From the listing below, extract each line containing the string "this".

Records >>
********

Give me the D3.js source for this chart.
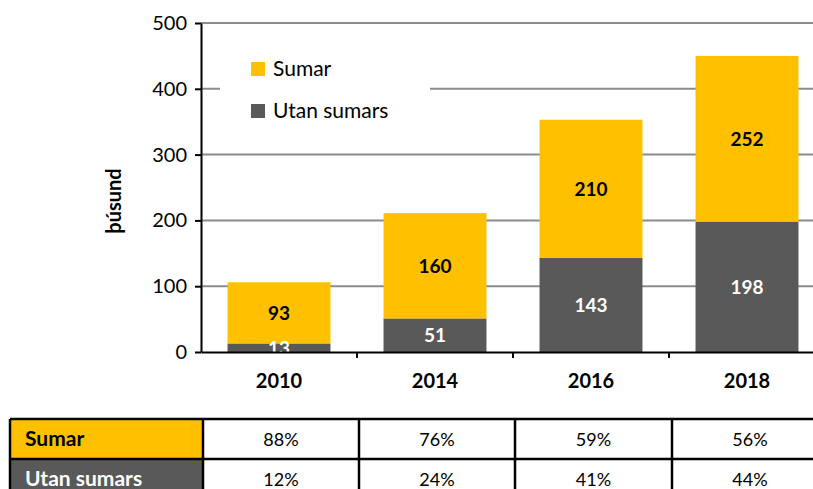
<!DOCTYPE html>
<html>
<head>
<meta charset="utf-8">
<script src="https://cdn.jsdelivr.net/npm/d3@7"></script>
<style>
  body { margin: 0; background: #fff; }
  text { font-family: Lato, "Open Sans", sans-serif; }
</style>
</head>
<body>
<script>
// chart data
var years = ["2010", "2014", "2016", "2018"];
var utan = [13, 51, 143, 198];
var sumar = [93, 160, 210, 252];
var pctSumar = ["88%", "76%", "59%", "56%"];
var pctUtan = ["12%", "24%", "41%", "44%"];
var yTicks = [0, 100, 200, 300, 400, 500];

var yellow = "#FFC000", grey = "#595959";

var svg = d3.select("body")
            .append("svg")
            .attr("width", 813)
            .attr("height", 489);

// scales
var x = d3.scaleBand().domain(years).range([201, 825]).paddingInner(0.34).paddingOuter(0.17);
var y = d3.scaleLinear().domain([0, 500]).range([352, 23]);

// gridlines
svg.append("g")
  .selectAll("line")
  .data(yTicks.slice(1))
  .enter()
  .append("line")
  .attr("x1", 201).attr("x2", 813)
  .attr("y1", function(d) { return y(d); })
  .attr("y2", function(d) { return y(d); })
  .attr("stroke", "#8c8c8c")
  .attr("stroke-width", 2);

// stacked bars
var stack = years.map(function(yr, i) {
  return {year: yr, utan: utan[i], sumar: sumar[i]};
});

var bars = svg.append("g");
bars.selectAll(".u")
  .data(stack).enter().append("rect")
  .attr("x", function(d) { return x(d.year); })
  .attr("width", x.bandwidth())
  .attr("y", function(d) { return y(d.utan); })
  .attr("height", function(d) { return y(0) - y(d.utan); })
  .attr("fill", grey);
bars.selectAll(".s")
  .data(stack).enter().append("rect")
  .attr("x", function(d) { return x(d.year); })
  .attr("width", x.bandwidth())
  .attr("y", function(d) { return y(d.utan + d.sumar); })
  .attr("height", function(d) { return y(d.utan) - y(d.utan + d.sumar); })
  .attr("fill", yellow);

// value labels
bars.selectAll(".lu")
  .data(stack).enter().append("text")
  .attr("x", function(d) { return x(d.year) + x.bandwidth() / 2; })
  .attr("y", function(d) { return y(d.utan / 2) + 7; })
  .attr("text-anchor", "middle")
  .style("font-size", "19px").style("font-weight", "bold")
  .attr("fill", "#fff")
  .text(function(d) { return d.utan; });
bars.selectAll(".ls")
  .data(stack).enter().append("text")
  .attr("x", function(d) { return x(d.year) + x.bandwidth() / 2; })
  .attr("y", function(d) { return y(d.utan + d.sumar / 2) + 7; })
  .attr("text-anchor", "middle")
  .style("font-size", "19px").style("font-weight", "bold")
  .attr("fill", "#000")
  .text(function(d) { return d.sumar; });

// legend (white box hides gridline)
var lg = svg.append("g");
lg.append("rect").attr("x", 220).attr("y", 45).attr("width", 210).attr("height", 85).attr("fill", "#fff");
lg.append("rect").attr("x", 251).attr("y", 62).attr("width", 14).attr("height", 14).attr("fill", yellow);
lg.append("rect").attr("x", 251).attr("y", 104).attr("width", 14).attr("height", 14).attr("fill", grey);
lg.append("text").attr("x", 273).attr("y", 76).style("font-size", "21px").text("Sumar");
lg.append("text").attr("x", 273).attr("y", 118).style("font-size", "21px").text("Utan sumars");

// axes
var yAxis = svg.append("g")
  .attr("transform", "translate(201,0)")
  .call(d3.axisLeft(y).tickValues(yTicks).tickSize(6).tickSizeOuter(0).tickPadding(8));
yAxis.select(".domain").attr("stroke", "#000").attr("stroke-width", 2);
yAxis.selectAll(".tick line").attr("stroke", "#000").attr("stroke-width", 2);
yAxis.selectAll("text").style("font-size", "20px").attr("fill", "#000");

var xAxis = svg.append("g")
  .attr("transform", "translate(0,352)")
  .call(d3.axisBottom(x).tickSize(0).tickPadding(22));
xAxis.select(".domain").attr("stroke", "#000").attr("stroke-width", 2);
xAxis.selectAll("text").style("font-size", "20px").style("font-weight", "bold").attr("fill", "#000");
// category boundary ticks
svg.append("g").selectAll("line")
  .data(years.slice(1)).enter().append("line")
  .attr("x1", function(d) { return x(d) - x.step() * x.paddingInner() / 2; })
  .attr("x2", function(d) { return x(d) - x.step() * x.paddingInner() / 2; })
  .attr("y1", 352).attr("y2", 358)
  .attr("stroke", "#000").attr("stroke-width", 2);

// y axis title
svg.append("text")
  .attr("transform", "translate(121,201) rotate(-90)")
  .attr("text-anchor", "middle")
  .style("font-size", "20px").style("font-weight", "bold")
  .text("þúsund");

// table
var rows = [
  {name: "Sumar", fill: yellow, color: "#000", vals: pctSumar},
  {name: "Utan sumars", fill: grey, color: "#fff", vals: pctUtan}
];
var colX = [10, 203, 359, 515, 672, 828];
var rowY = [419, 459, 499];
var tbl = svg.append("g");
rows.forEach(function(r, i) {
  tbl.append("rect")
    .attr("x", colX[0]).attr("y", rowY[i])
    .attr("width", colX[1] - colX[0]).attr("height", rowY[i + 1] - rowY[i])
    .attr("fill", r.fill);
  tbl.append("text")
    .attr("x", colX[0] + 15).attr("y", rowY[i] + 27)
    .style("font-size", "21px").style("font-weight", "bold")
    .attr("fill", r.color).text(r.name);
  r.vals.forEach(function(v, j) {
    tbl.append("text")
      .attr("x", (colX[j + 1] + colX[j + 2]) / 2).attr("y", rowY[i] + 27)
      .attr("text-anchor", "middle")
      .style("font-size", "18px").text(v);
  });
});
rowY.forEach(function(yy) {
  tbl.append("line").attr("x1", colX[0]).attr("x2", 828).attr("y1", yy).attr("y2", yy)
    .attr("stroke", "#000").attr("stroke-width", 2.5);
});
colX.forEach(function(xx) {
  tbl.append("line").attr("x1", xx).attr("x2", xx).attr("y1", rowY[0]).attr("y2", 499)
    .attr("stroke", "#000").attr("stroke-width", 2.5);
});
</script>
</body>
</html>
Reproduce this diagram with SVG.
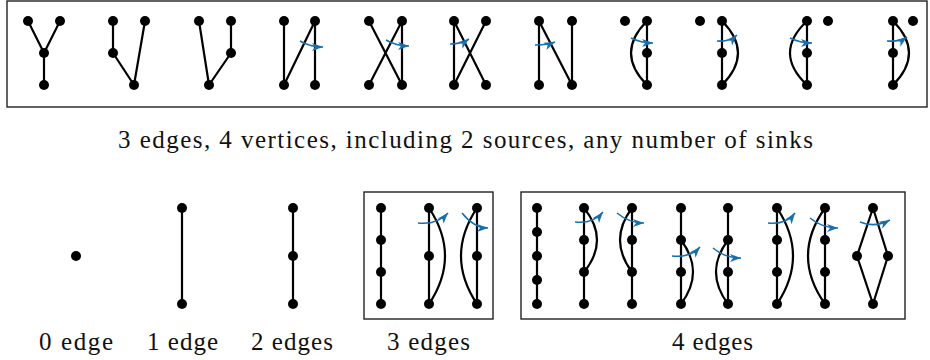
<svg xmlns="http://www.w3.org/2000/svg" width="930" height="360" viewBox="0 0 930 360">
<style>
.v{fill:#000}
.e{stroke:#000;stroke-width:2.2;fill:none;stroke-linecap:round}
.r{stroke:#1670ad;stroke-width:1.6;fill:none;marker-end:url(#ah)}
.box{fill:none;stroke:#222;stroke-width:1.4}
</style>
<defs>
<marker id="ah" markerUnits="userSpaceOnUse" markerWidth="12" markerHeight="10" viewBox="0 0 12 10" refX="11" refY="5" orient="auto">
<path d="M0,1 L11,5 L0,9 L3,5 Z" fill="#1670ad"/>
</marker>
</defs>
<rect width="930" height="360" fill="#fff"/>
<g id="frames">
<rect class="box" x="7" y="1" width="920" height="106"/>
<rect class="box" x="364" y="192" width="129" height="127"/>
<rect class="box" x="521" y="192" width="384" height="127"/>
</g>
<g id="connectors">
<path class="e" d="M28,21L44,53M60,21L44,53M44,53L44,85"/>
<path class="e" d="M113,21L113,53M113,53L134,85M145,21L134,85"/>
<path class="e" d="M199,21L209,85M231,21L231,53M231,53L209,85"/>
<path class="e" d="M284,21L284,85M315,21L284,85M315,21L315,85"/>
<path class="e" d="M369,21L402,85M402,21L369,85M402,21L402,85"/>
<path class="e" d="M454,21L454,85M454,21L486,85M486,21L454,85"/>
<path class="e" d="M539,21L539,85M539,21L572,85M572,21L572,85"/>
<path class="e" d="M647,21L647,85M647,21Q615,53 647,85"/>
<path class="e" d="M722,21L722,85M722,21Q754,53 722,85"/>
<path class="e" d="M807,21L807,85M807,21Q773,53 807,85"/>
<path class="e" d="M893,21L893,85M893,21Q925,53 893,85"/>
<path class="e" d="M182,208L182,304"/>
<path class="e" d="M293,208L293,304"/>
<path class="e" d="M381,208L381,304"/>
<path class="e" d="M429,208L429,304M429,208Q461,256 429,304"/>
<path class="e" d="M477,208L477,304M477,208Q445,256 477,304"/>
<path class="e" d="M537,208L537,304"/>
<path class="e" d="M584,208L584,304M584,208Q610,240 584,272"/>
<path class="e" d="M632,208L632,304M632,208Q608,240 632,272"/>
<path class="e" d="M681,208L681,304M681,240Q705,272 681,304"/>
<path class="e" d="M728,208L728,304M728,240Q704,272 728,304"/>
<path class="e" d="M777,208L777,304M777,208Q809,256 777,304"/>
<path class="e" d="M825,208L825,304M825,208Q791,256 825,304"/>
<path class="e" d="M873,208L857,256L873,304L888,256Z"/>
</g>
<g id="rotations">
<path class="r" d="M300,41Q310,47 323,47"/>
<path class="r" d="M386,40Q396,46 409,46"/>
<path class="r" d="M450,44Q462,44 469,39"/>
<path class="r" d="M535,45Q548,45 555,42"/>
<path class="r" d="M631,38Q641,43 653,43"/>
<path class="r" d="M717,41Q730,42 737,35"/>
<path class="r" d="M790,38Q800,43 812,43"/>
<path class="r" d="M887,41Q900,42 907,37"/>
<path class="r" d="M418,223Q437,225 448,213"/>
<path class="r" d="M462,213Q474,228 488,228"/>
<path class="r" d="M575,222Q593,224 603,212"/>
<path class="r" d="M617,213Q629,223 644,223"/>
<path class="r" d="M672,256Q690,258 700,247"/>
<path class="r" d="M713,248Q725,258 741,258"/>
<path class="r" d="M768,223Q786,225 795,213"/>
<path class="r" d="M810,218Q822,228 838,228"/>
<path class="r" d="M860,222Q875,228 890,220"/>
</g>
<g id="g1" class="v"><circle cx="28" cy="21" r="5"/><circle cx="60" cy="21" r="5"/><circle cx="44" cy="53" r="5"/><circle cx="44" cy="85" r="5"/></g>
<g id="g2" class="v"><circle cx="113" cy="21" r="5"/><circle cx="145" cy="21" r="5"/><circle cx="113" cy="53" r="5"/><circle cx="134" cy="85" r="5"/></g>
<g id="g3" class="v"><circle cx="199" cy="21" r="5"/><circle cx="231" cy="21" r="5"/><circle cx="231" cy="53" r="5"/><circle cx="209" cy="85" r="5"/></g>
<g id="g4" class="v"><circle cx="284" cy="21" r="5"/><circle cx="315" cy="21" r="5"/><circle cx="284" cy="85" r="5"/><circle cx="315" cy="85" r="5"/></g>
<g id="g5" class="v"><circle cx="369" cy="21" r="5"/><circle cx="402" cy="21" r="5"/><circle cx="369" cy="85" r="5"/><circle cx="402" cy="85" r="5"/></g>
<g id="g6" class="v"><circle cx="454" cy="21" r="5"/><circle cx="486" cy="21" r="5"/><circle cx="454" cy="85" r="5"/><circle cx="486" cy="85" r="5"/></g>
<g id="g7" class="v"><circle cx="539" cy="21" r="5"/><circle cx="572" cy="21" r="5"/><circle cx="539" cy="85" r="5"/><circle cx="572" cy="85" r="5"/></g>
<g id="g8" class="v"><circle cx="625" cy="21" r="5"/><circle cx="647" cy="21" r="5"/><circle cx="647" cy="53" r="5"/><circle cx="647" cy="85" r="5"/></g>
<g id="g9" class="v"><circle cx="700" cy="21" r="5"/><circle cx="722" cy="21" r="5"/><circle cx="722" cy="53" r="5"/><circle cx="722" cy="85" r="5"/></g>
<g id="g10" class="v"><circle cx="828" cy="21" r="5"/><circle cx="807" cy="21" r="5"/><circle cx="807" cy="53" r="5"/><circle cx="807" cy="85" r="5"/></g>
<g id="g11" class="v"><circle cx="913" cy="21" r="5"/><circle cx="893" cy="21" r="5"/><circle cx="893" cy="53" r="5"/><circle cx="893" cy="85" r="5"/></g>
<g id="b0" class="v"><circle cx="76" cy="256" r="5"/></g>
<g id="b1" class="v"><circle cx="182" cy="208" r="5"/><circle cx="182" cy="304" r="5"/></g>
<g id="b2" class="v"><circle cx="293" cy="208" r="5"/><circle cx="293" cy="256" r="5"/><circle cx="293" cy="304" r="5"/></g>
<g id="c1" class="v"><circle cx="381" cy="208" r="5"/><circle cx="381" cy="240" r="5"/><circle cx="381" cy="272" r="5"/><circle cx="381" cy="304" r="5"/></g>
<g id="c2" class="v"><circle cx="429" cy="208" r="5"/><circle cx="429" cy="256" r="5"/><circle cx="429" cy="304" r="5"/></g>
<g id="c3" class="v"><circle cx="477" cy="208" r="5"/><circle cx="477" cy="256" r="5"/><circle cx="477" cy="304" r="5"/></g>
<g id="d1" class="v"><circle cx="537" cy="208" r="5"/><circle cx="537" cy="232" r="5"/><circle cx="537" cy="256" r="5"/><circle cx="537" cy="280" r="5"/><circle cx="537" cy="304" r="5"/></g>
<g id="d2" class="v"><circle cx="584" cy="208" r="5"/><circle cx="584" cy="240" r="5"/><circle cx="584" cy="272" r="5"/><circle cx="584" cy="304" r="5"/></g>
<g id="d3" class="v"><circle cx="632" cy="208" r="5"/><circle cx="632" cy="240" r="5"/><circle cx="632" cy="272" r="5"/><circle cx="632" cy="304" r="5"/></g>
<g id="d4" class="v"><circle cx="681" cy="208" r="5"/><circle cx="681" cy="240" r="5"/><circle cx="681" cy="272" r="5"/><circle cx="681" cy="304" r="5"/></g>
<g id="d5" class="v"><circle cx="728" cy="208" r="5"/><circle cx="728" cy="240" r="5"/><circle cx="728" cy="272" r="5"/><circle cx="728" cy="304" r="5"/></g>
<g id="d6" class="v"><circle cx="777" cy="208" r="5"/><circle cx="777" cy="240" r="5"/><circle cx="777" cy="272" r="5"/><circle cx="777" cy="304" r="5"/></g>
<g id="d7" class="v"><circle cx="825" cy="208" r="5"/><circle cx="825" cy="240" r="5"/><circle cx="825" cy="272" r="5"/><circle cx="825" cy="304" r="5"/></g>
<g id="d8" class="v"><circle cx="873" cy="208" r="5"/><circle cx="857" cy="256" r="5"/><circle cx="888" cy="256" r="5"/><circle cx="873" cy="304" r="5"/></g>
<g id="labels" font-size="25" fill="#111">
<text font-family="'Liberation Serif', serif" x="118" y="148" textLength="695" lengthAdjust="spacing">3 edges, 4 vertices, including 2 sources, any number of sinks</text>
<text font-family="'Liberation Serif', serif" x="39" y="350" textLength="74" lengthAdjust="spacing">0 edge</text>
<text font-family="'Liberation Serif', serif" x="147" y="350" textLength="71" lengthAdjust="spacing">1 edge</text>
<text font-family="'Liberation Serif', serif" x="251" y="350" textLength="82" lengthAdjust="spacing">2 edges</text>
<text font-family="'Liberation Serif', serif" x="387" y="350" textLength="83" lengthAdjust="spacing">3 edges</text>
<text font-family="'Liberation Serif', serif" x="672" y="350" textLength="81" lengthAdjust="spacing">4 edges</text>
</g>
</svg>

********

Problem solution >>
Give me the D3.js source for this chart.
Reproduce this diagram with SVG.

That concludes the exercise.